◆ **Extracted information**:
☆ ☆ ☆ ☆

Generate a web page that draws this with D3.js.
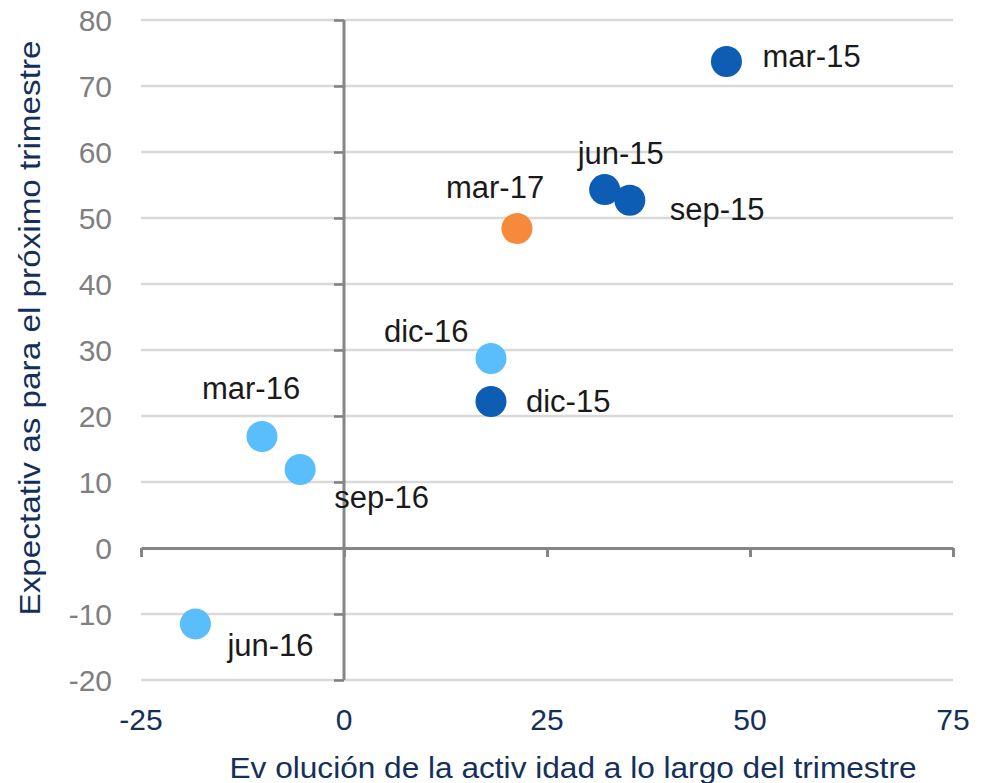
<!DOCTYPE html>
<html>
<head>
<meta charset="utf-8">
<script src="https://cdn.jsdelivr.net/npm/d3@7"></script>
<style>
  html, body { margin: 0; padding: 0; background: #fff; }
  svg { display: block; font-family: "Liberation Sans", Arial, sans-serif; }
</style>
</head>
<body>
<svg id="chart" width="982" height="783"></svg>
<script>
// Quarterly survey: activity during the quarter vs. expectations for the next one
const periods     = ["mar-15", "jun-15", "sep-15", "dic-15", "mar-16", "jun-16", "sep-16", "dic-16", "mar-17"];
const activity    = [47.1, 32.1, 35.2, 18.1, -10.1, -18.3, -5.4, 18.1, 21.3];
const expectation = [73.7, 54.3, 52.7, 22.2, 16.9, -11.5, 11.9, 28.7, 48.4];
const years       = ["2015", "2015", "2015", "2015", "2016", "2016", "2016", "2016", "2017"];

const xTicks = [-25, 0, 25, 50, 75];
const yTicks = [-20, -10, 0, 10, 20, 30, 40, 50, 60, 70, 80];

const xTitle = "Ev olución de la activ idad a lo largo del trimestre";
const yTitle = "Expectativ as para el próximo trimestre";

// Label placement relative to each marker (text start, vertical centre)
const labelOffset = {
  "mar-15": [36, -5],  "jun-15": [-27, -36], "sep-15": [40, 9],
  "dic-15": [35, 0],   "mar-16": [-60, -48], "jun-16": [32, 21],
  "sep-16": [34, 28],  "dic-16": [-107, -27], "mar-17": [-71, -41]
};

const yearColor = d3.scaleOrdinal()
  .domain(["2015", "2016", "2017"])
  .range(["#0C5DB3", "#5ABDFC", "#F68A3A"]);

const svg = d3.select("#chart");
const plot = { left: 141, right: 953, top: 20, bottom: 680 };

const x = d3.scaleLinear().domain([-25, 75]).range([plot.left, plot.right]);
const y = d3.scaleLinear().domain([-20, 80]).range([plot.bottom, plot.top]);

// Horizontal gridlines
svg.append("g")
  .selectAll("line")
  .data(yTicks.filter(t => t !== 0))
  .join("line")
  .attr("x1", plot.left).attr("x2", plot.right)
  .attr("y1", d => y(d)).attr("y2", d => y(d))
  .attr("stroke", "#D9D9D9").attr("stroke-width", 2.5);

// Y axis through x = 0
const yAxis = d3.axisLeft(y).tickValues(yTicks).tickSize(10).tickFormat("");
const gy = svg.append("g").attr("transform", `translate(${x(0)},0)`).call(yAxis);
gy.select(".domain").remove();
gy.selectAll(".tick line").attr("stroke", "#7F7F7F").attr("stroke-width", 2.5);
svg.append("line")
  .attr("x1", x(0)).attr("x2", x(0))
  .attr("y1", y(80)).attr("y2", y(-20))
  .attr("stroke", "#868686").attr("stroke-width", 3);

// X axis through y = 0
const xAxis = d3.axisBottom(x).tickValues(xTicks).tickSize(9).tickSizeOuter(0).tickFormat("");
const gx = svg.append("g").attr("transform", `translate(0,${y(0)})`).call(xAxis);
gx.select(".domain").attr("stroke", "#868686").attr("stroke-width", 3);
gx.selectAll(".tick line").attr("stroke", "#868686").attr("stroke-width", 3);

// Tick labels
svg.append("g")
  .selectAll("text")
  .data(yTicks)
  .join("text")
  .attr("x", 112)
  .attr("y", d => y(d))
  .attr("dy", "0.35em")
  .attr("text-anchor", "end")
  .attr("font-size", 30)
  .attr("fill", "#7F7F7F")
  .text(d => d);

svg.append("g")
  .selectAll("text")
  .data(xTicks)
  .join("text")
  .attr("x", d => x(d))
  .attr("y", 719)
  .attr("dy", "0.35em")
  .attr("text-anchor", "middle")
  .attr("font-size", 30)
  .attr("fill", "#14305A")
  .text(d => d);

// Axis titles
svg.append("text")
  .attr("x", 573).attr("y", 767).attr("dy", "0.35em")
  .attr("text-anchor", "middle")
  .attr("font-size", 30)
  .attr("fill", "#14305A")
  .attr("textLength", 687).attr("lengthAdjust", "spacingAndGlyphs")
  .text(xTitle);

svg.append("text")
  .attr("transform", "translate(30,328) rotate(-90)")
  .attr("dy", "0.35em")
  .attr("text-anchor", "middle")
  .attr("font-size", 29)
  .attr("fill", "#14305A")
  .attr("textLength", 575).attr("lengthAdjust", "spacingAndGlyphs")
  .text(yTitle);

// Markers
const points = periods.map((p, i) => ({ p, x: activity[i], y: expectation[i], year: years[i] }));

svg.append("g")
  .selectAll("circle")
  .data(points)
  .join("circle")
  .attr("cx", d => x(d.x))
  .attr("cy", d => y(d.y))
  .attr("r", 15.5)
  .attr("fill", d => yearColor(d.year));

// Point labels
svg.append("g")
  .selectAll("text")
  .data(points)
  .join("text")
  .attr("x", d => x(d.x) + labelOffset[d.p][0])
  .attr("y", d => y(d.y) + labelOffset[d.p][1])
  .attr("dy", "0.35em")
  .attr("font-size", 31)
  .attr("fill", "#1A1A1A")
  .text(d => d.p);
</script>
</body>
</html>
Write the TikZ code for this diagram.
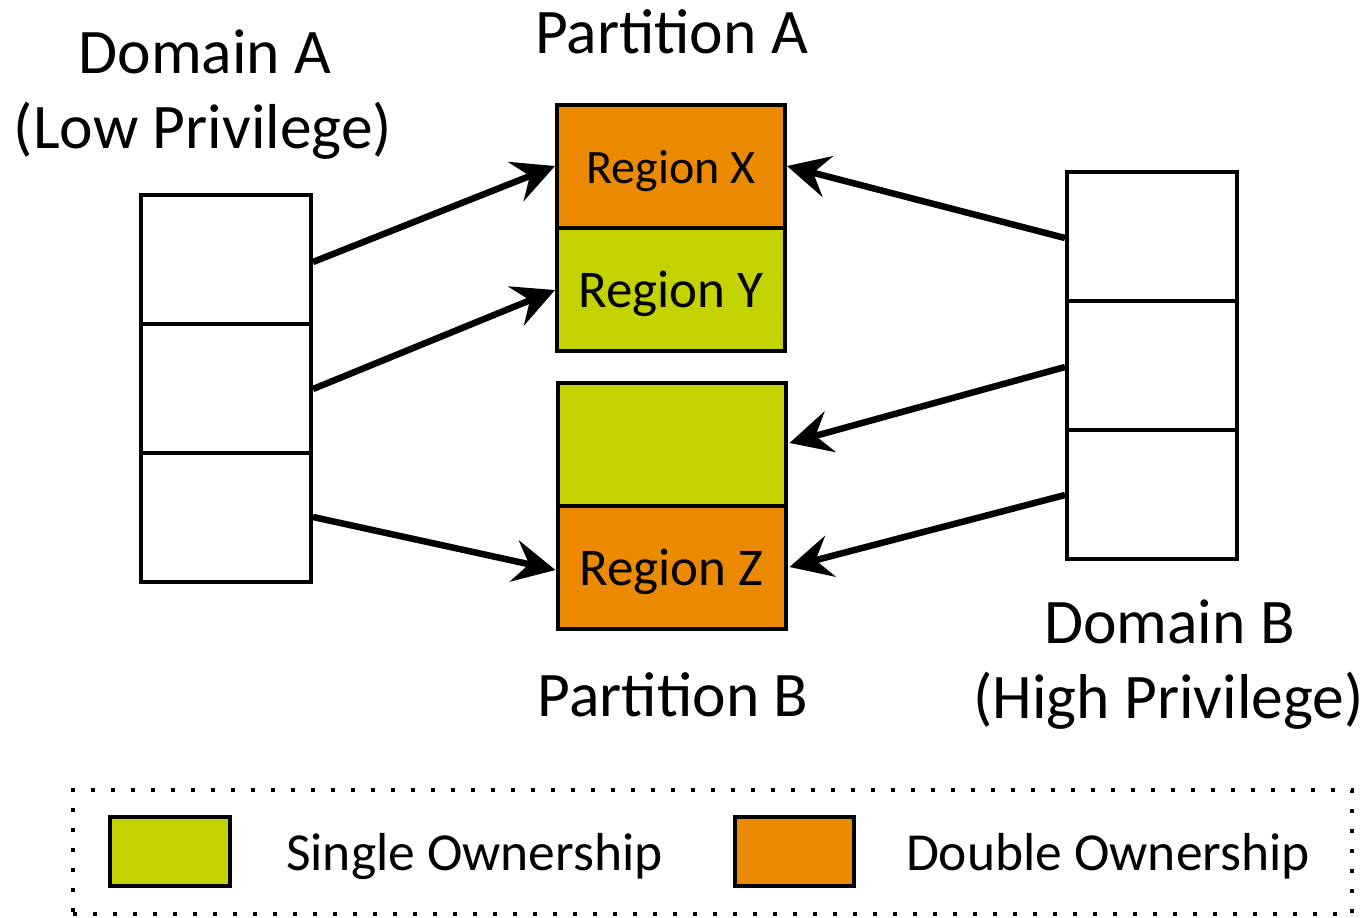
\documentclass[tikz,border=0pt]{standalone}
\usepackage{fontspec}
\setmainfont{Carlito}
\usetikzlibrary{arrows.meta,calc}
\definecolor{ownorange}{RGB}{235,138,0}
\definecolor{owngreen}{RGB}{196,210,0}
\begin{document}
\begin{tikzpicture}[x=1pt,y=-1pt,
  cell/.style={draw=black,line width=4pt,inner sep=0pt,minimum width=170pt,minimum height=129pt,fill=white},
  region/.style={draw=black,line width=4pt,inner sep=0pt,minimum width=228pt,minimum height=123pt,text depth=0pt},
  lbl/.style={font=\fontsize{63.5}{70}\selectfont,inner sep=0pt,anchor=base},
  legtext/.style={font=\fontsize{53.5}{60}\selectfont,inner sep=0pt,anchor=base},
  conn/.style={line width=6.5pt,-{Stealth[length=42pt,width=42pt,inset=15pt]}}]
\useasboundingbox (0,0) rectangle (1368,918);
% Domain A
\node[cell] (a1) at (226,259.5) {};
\node[cell] (a2) at (226,388.5) {};
\node[cell] (a3) at (226,517.5) {};
% Domain B
\node[cell] (b1) at (1152,236) {};
\node[cell] (b2) at (1152,365) {};
\node[cell] (b3) at (1152,494.5) {};
% Partition A
\node[region,fill=ownorange,font=\fontsize{48}{54}\selectfont,text height=34pt] (rx) at (671,166) {Region X};
\node[region,fill=owngreen,font=\fontsize{53}{60}\selectfont,text height=35pt] (ry) at (671,289.5) {Region Y};
% Partition B
\node[region,fill=owngreen] (pb) at (671.5,444) {};
\node[region,fill=ownorange,font=\fontsize{53}{60}\selectfont,text height=36pt] (rz) at (671.5,567) {Region Z};
% labels
\node[lbl] (la) at (205,73) {Domain A};
\node[lbl] (la2) at (203,148) {(Low Privilege)};
\node[lbl] (pa) at (671.5,53) {Partition A};
\node[lbl] (pbl) at (673,716) {Partition B};
\node[lbl] (lb) at (1169.5,643) {Domain B};
\node[lbl] (lb2) at (1168.5,718) {(High Privilege)};
% connectors
\draw[conn] ($(a1.east)+(0,2.5)$) -- (rx.west);
\draw[conn] ($(a2.east)+(0,0.5)$) -- ($(ry.west)+(0,0.5)$);
\draw[conn] ($(a3.east)+(0,-0.5)$) -- ($(rz.west)+(0,3)$);
\draw[conn] ($(b1.west)+(0,2)$) -- (rx.east);
\draw[conn] ($(b2.west)+(0,2)$) -- ($(pb.east)+(2,-1)$);
\draw[conn] ($(b3.west)+(0,0.5)$) -- ($(rz.east)+(2,0)$);
% legend
\node[draw=black,line width=4pt,dash pattern=on 4pt off 16pt,minimum width=1279pt,minimum height=124pt,inner sep=0pt] (leg) at (712.5,852) {};
\node[draw=black,line width=4pt,fill=owngreen,minimum width=120pt,minimum height=69pt,inner sep=0pt] (ls) at (170,851.5) {};
\node[draw=black,line width=4pt,fill=ownorange,minimum width=119pt,minimum height=69pt,inner sep=0pt] (ld) at (794.5,851.5) {};
\node[legtext] (lst) at (474.5,870) {Single Ownership};
\node[legtext] (ldt) at (1108,870) {Double Ownership};
\end{tikzpicture}
\end{document}
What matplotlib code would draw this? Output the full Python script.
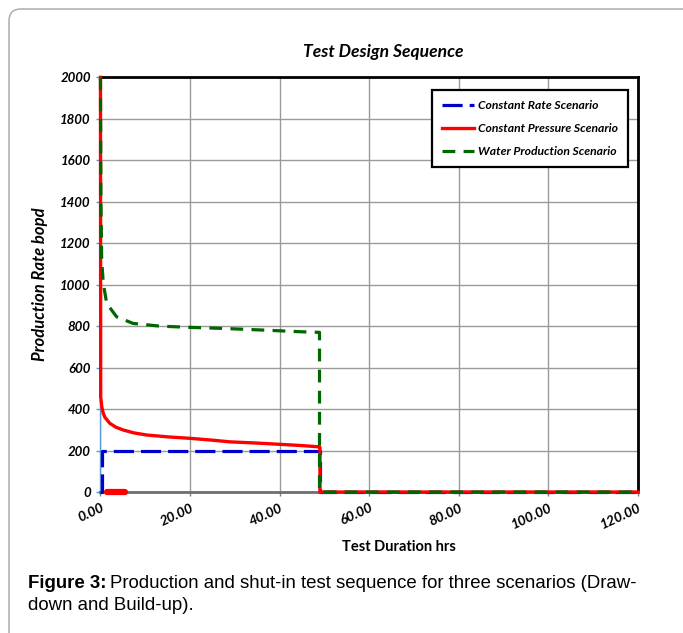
import matplotlib
matplotlib.use('Agg')
import matplotlib.pyplot as plt
from matplotlib.patches import FancyBboxPatch
from matplotlib.transforms import IdentityTransform
from matplotlib.ticker import MultipleLocator, FormatStrFormatter

# constant rate scenario (hrs, bopd)
rate_t = [0.0, 0.25, 0.25, 49.0, 49.0, 120.0]
rate_q = [0, 0, 200, 200, 0, 0]

# constant pressure scenario
pres_t = [0.0, 0.05, 0.3, 0.63, 1.0, 2.1, 3.5, 5.1, 7.5, 10.3, 15.0, 20.0,
          25.0, 28.9, 35.0, 40.1, 45.0, 48.7, 49.0, 49.0, 120.0]
pres_q = [2000, 459, 410, 379, 360, 331, 312, 299, 285, 275, 266, 259,
          250, 242, 236, 230, 224, 218, 215, 0, 0]
blip_t = [1.5, 5.4]
blip_q = [0, 0]

# water production scenario
water_t = [0.0, 0.1, 0.27, 0.63, 1.4, 3.6, 7.3, 13.3, 20.0, 27.4, 36.4,
           44.6, 48.9, 48.9, 120.0]
water_q = [2000, 1400, 1118, 1006, 909, 845, 813, 800, 794, 789, 781,
           773, 770, 0, 0]

labels = ['Constant Rate Scenario', 'Constant Pressure Scenario',
          'Water Production Scenario']

lato = ['Lato', 'DejaVu Sans']

fig = plt.figure(figsize=(6.83, 6.33), dpi=100)

# outer frame with a rounded corner
frame = FancyBboxPatch((9, -30), 720, 654, boxstyle='round,pad=0,rounding_size=12',
                       transform=IdentityTransform(), fc='none', ec='#b3b3b3',
                       lw=1.2, figure=fig)
fig.patches.append(frame)

ax = fig.add_axes([0.1471, 0.2227, 0.787, 0.6552])

ax.plot(rate_t, rate_q, color='#0000cc', lw=2.3, dashes=(6.3, 2.2),
        label=labels[0], zorder=3, clip_on=False)
ax.plot(pres_t, pres_q, color='#ff0000', lw=2.4, solid_joinstyle='round',
        label=labels[1], zorder=4, clip_on=False)
ax.plot(blip_t, blip_q, color='#ff0000', lw=4.5, solid_capstyle='round',
        zorder=4, clip_on=False)
ax.plot(water_t, water_q, color='#006600', lw=2.3, dashes=(4.0, 2.6),
        label=labels[2], zorder=5, clip_on=False)

ax.set_xlim(0, 120)
ax.set_ylim(0, 2000)
ax.xaxis.set_major_locator(MultipleLocator(20))
ax.yaxis.set_major_locator(MultipleLocator(200))
ax.xaxis.set_major_formatter(FormatStrFormatter('%.2f'))
ax.grid(True, color='#9a9a9a', lw=1.0)
ax.set_axisbelow(True)

for s in ('top', 'right'):
    ax.spines[s].set_color('black')
    ax.spines[s].set_linewidth(2)
ax.spines['left'].set_color('#5b9bd5')
ax.spines['left'].set_linewidth(1)
ax.spines['bottom'].set_color('#6e6e6e')
ax.spines['bottom'].set_linewidth(2)

ax.tick_params(axis='y', colors='#5b9bd5', length=3, width=1, pad=4)
ax.tick_params(axis='x', colors='#808080', length=3, width=1, pad=4)
for lab in ax.get_yticklabels():
    lab.set_color('black')
    lab.set_family(lato)
    lab.set_fontsize(9.5)
    lab.set_fontweight('bold')
    lab.set_fontstyle('italic')
for lab in ax.get_xticklabels():
    lab.set_color('black')
    lab.set_family(lato)
    lab.set_fontsize(10)
    lab.set_fontweight('bold')
    lab.set_fontstyle('italic')
    lab.set_rotation(25)
    lab.set_ha('right')
    lab.set_va('top')
    lab.set_rotation_mode('anchor')

ax.set_ylabel('Production Rate bopd', family=lato, fontsize=12, fontweight='bold',
              fontstyle='italic', labelpad=9)
ax.set_xlabel('Test Duration hrs', family=lato, fontsize=10.5, fontweight='bold',
              labelpad=6)
ax.xaxis.set_label_coords((399 - 100.5) / 537.5, -0.115)

fig.text(383 / 683, 1 - 52 / 633, 'Test Design Sequence', family=lato, fontsize=12.6,
         fontweight='bold', fontstyle='italic', ha='center', va='center')

leg = ax.legend(loc='upper right', bbox_to_anchor=(0.981, 0.969), borderaxespad=0,
                frameon=True, fancybox=False, edgecolor='black', handlelength=2.7,
                handletextpad=0.3, labelspacing=1.0, borderpad=0.8,
                prop={'family': lato, 'size': 8.7, 'weight': 'bold',
                      'style': 'italic'})
leg.get_frame().set_linewidth(1.6)
leg.get_frame().set_alpha(1)

cap1 = fig.text(28 / 683, 1 - 583 / 633, 'Figure 3:', family='Liberation Sans',
                fontsize=13.4, fontweight='bold', va='center')
fig.canvas.draw()
bb = cap1.get_window_extent()
fig.text((bb.x1 + 4) / 683, 1 - 583 / 633,
         'Production and shut-in test sequence for three scenarios (Draw-',
         family='Liberation Sans', fontsize=13.4, va='center')
fig.text(28 / 683, 1 - 605 / 633, 'down and Build-up).', family='Liberation Sans',
         fontsize=13.4, va='center')

fig.savefig('out.png', dpi=100)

☆ ☆ ☆ ☆

◆ **What is asked**:
Copy out every line from the records that has the word "code".

◆ **Answer to the problem**:
Write the TikZ code for this diagram.
What matplotlib code would draw this? Output the full Python script.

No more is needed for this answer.